— Objective —
Copy exactly the lines from the beginning of the data down to and including the line holding "ax.set_yticklabels([])", without any pictures.

— Provided material —
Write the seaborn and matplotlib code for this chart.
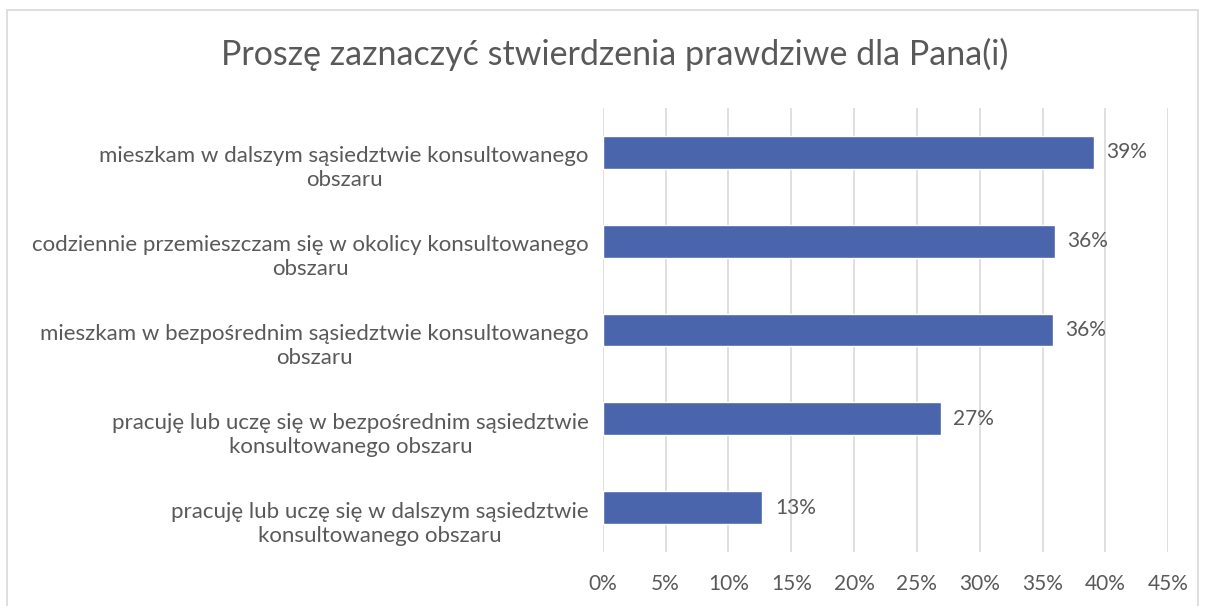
import matplotlib.pyplot as plt
import pandas as pd
import seaborn as sns
from matplotlib.patches import Rectangle
from matplotlib.ticker import FuncFormatter, MultipleLocator
from matplotlib.transforms import offset_copy

title = "Proszę zaznaczyć stwierdzenia prawdziwe dla Pana(i)"
statements = [
    "mieszkam w dalszym sąsiedztwie konsultowanego\nobszaru",
    "codziennie przemieszczam się w okolicy konsultowanego\nobszaru",
    "mieszkam w bezpośrednim sąsiedztwie konsultowanego\nobszaru",
    "pracuję lub uczę się w bezpośrednim sąsiedztwie\nkonsultowanego obszaru",
    "pracuję lub uczę się w dalszym sąsiedztwie\nkonsultowanego obszaru",
]
shares = [39.1, 36.0, 35.8, 26.9, 12.7]

bar_color = "#4A65AC"
text_color = "#595959"
grid_color = "#D9D9D9"

df = pd.DataFrame({"statement": statements, "share": shares})

sns.set_theme(style="white")
plt.rcParams["font.family"] = ["Lato", "DejaVu Sans"]

fig = plt.figure(figsize=(12.08, 6.06), dpi=100)
ax = fig.add_axes([0.499, 0.089, 0.468, 0.733])

sns.barplot(data=df, y="statement", x="share", orient="h", color=bar_color,
            saturation=1, width=0.37, ax=ax, zorder=3)

ax.set_xlim(0, 45)
ax.set_ylim(len(statements) - 0.5, -0.5)
ax.xaxis.set_major_locator(MultipleLocator(5))
ax.xaxis.set_major_formatter(FuncFormatter(lambda v, _: f"{v:.0f}%"))
ax.grid(axis="x", color=grid_color, linewidth=1.2, zorder=0)
ax.set_axisbelow(True)
for side in ax.spines.values():
    side.set_visible(False)
ax.set_xlabel("")
ax.set_ylabel("")
ax.tick_params(axis="x", length=0, pad=16, labelsize=15, labelcolor=text_color)
ax.tick_params(axis="y", length=0)
ax.set_yticks(range(len(statements)))
ax.set_yticklabels([])

# category labels: first line level with the bar, second line below (Excel style)
# va="baseline" anchors the last line, so shift it one line down
label_tr = offset_copy(ax.get_yaxis_transform(), fig=fig, x=-14, y=-34, units="dots")
for i, name in enumerate(statements):
    ax.text(0, i, name, transform=label_tr, ha="right", va="baseline",
            multialignment="center", linespacing=1.25, fontsize=16, color=text_color)

for patch, val in zip(ax.patches, shares):
    ax.text(patch.get_width() + 1.0, patch.get_y() + patch.get_height() / 2,
            f"{val:.0f}%", va="center", ha="left", fontsize=15, color=text_color)

fig.text(0.509, 0.91, title, ha="center", va="center", fontsize=24.5, color=text_color)

fig.patches.append(Rectangle((7 / 1208, -0.05), 1191 / 1208, 1.05 - 10 / 606,
                             transform=fig.transFigure, fill=False,
                             edgecolor=grid_color, linewidth=1.2))

fig.savefig("out.png", dpi=100)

— Output of the task —
Write the seaborn and matplotlib code for this chart.
import matplotlib.pyplot as plt
import pandas as pd
import seaborn as sns
from matplotlib.patches import Rectangle
from matplotlib.ticker import FuncFormatter, MultipleLocator
from matplotlib.transforms import offset_copy

title = "Proszę zaznaczyć stwierdzenia prawdziwe dla Pana(i)"
statements = [
    "mieszkam w dalszym sąsiedztwie konsultowanego\nobszaru",
    "codziennie przemieszczam się w okolicy konsultowanego\nobszaru",
    "mieszkam w bezpośrednim sąsiedztwie konsultowanego\nobszaru",
    "pracuję lub uczę się w bezpośrednim sąsiedztwie\nkonsultowanego obszaru",
    "pracuję lub uczę się w dalszym sąsiedztwie\nkonsultowanego obszaru",
]
shares = [39.1, 36.0, 35.8, 26.9, 12.7]

bar_color = "#4A65AC"
text_color = "#595959"
grid_color = "#D9D9D9"

df = pd.DataFrame({"statement": statements, "share": shares})

sns.set_theme(style="white")
plt.rcParams["font.family"] = ["Lato", "DejaVu Sans"]

fig = plt.figure(figsize=(12.08, 6.06), dpi=100)
ax = fig.add_axes([0.499, 0.089, 0.468, 0.733])

sns.barplot(data=df, y="statement", x="share", orient="h", color=bar_color,
            saturation=1, width=0.37, ax=ax, zorder=3)

ax.set_xlim(0, 45)
ax.set_ylim(len(statements) - 0.5, -0.5)
ax.xaxis.set_major_locator(MultipleLocator(5))
ax.xaxis.set_major_formatter(FuncFormatter(lambda v, _: f"{v:.0f}%"))
ax.grid(axis="x", color=grid_color, linewidth=1.2, zorder=0)
ax.set_axisbelow(True)
for side in ax.spines.values():
    side.set_visible(False)
ax.set_xlabel("")
ax.set_ylabel("")
ax.tick_params(axis="x", length=0, pad=16, labelsize=15, labelcolor=text_color)
ax.tick_params(axis="y", length=0)
ax.set_yticks(range(len(statements)))
ax.set_yticklabels([])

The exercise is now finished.